I've taken the same path myself. Johns "workflow smart collections" made me think how LR could help me organize and keep track of the different parts of my work with my photos (the workflow). I rely on hierarchical keywords and filenames to build a structure that works for me (as an amateur hobby photographer). Thanks to this I don't have to manually remember how far in the workflow process different photos have come. I don't have to move photos around in different folders or collections in order to track the status. LR do this - automatically - for me, based on keywords and other metadata.

If anyone is interested I can elaborate and share my thoughts.


----------



## jjlad (Nov 15, 2011)

I'd certainly be interested. I've been using LR for 3 years and have a lot of images. I do find the filtering abilities of the library are pretty darn good so have been using those but I realize that we often don't know what we're missing until someone snaps a better mousetrap shut on our toes ...so I'm all ears.
jj


----------



## Victoria Bampton (Nov 15, 2011)

Great first thread in the new forum Clee, JJ and Robert.  We can all learn from each other - everything from folder structures, backups, adding metadata and keywords, and anything else you can think of.  It'll be a good place to exchange ideas that work, rather than answering questions about bits that don't!


----------



## cagenuts (Nov 16, 2011)

I think using the smart collections is great. I tried it the other day using the colour labels to identify which image needed work, which then needed printing and then subsequently which were considered done.

The first problem I came across is that sometimes when I clicked on a colour label, LR3 would inexplicitly apply this new label to current image *as well* as to the next image in the collection.

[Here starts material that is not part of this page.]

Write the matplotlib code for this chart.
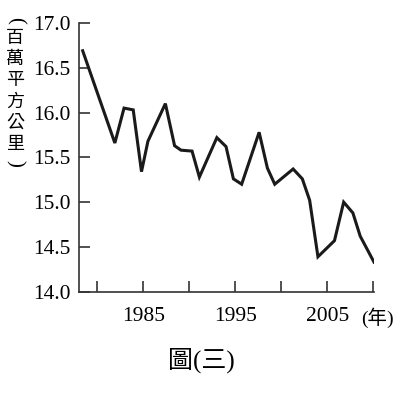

Kind of frustrating to say the least. It would also appear that auto continue was enabled but I couldn't find where to turn this off. 

I ended up added data to the caption meta data field to keep track of the images being processed but it would have been nice to do this with smart collections.

Any clue as to this so called 'double apply'? I also find that when applying a preset and then hitting ctrl+z to undo, LR goes back one step all right but then applies some new random preset to the image! Weird hey!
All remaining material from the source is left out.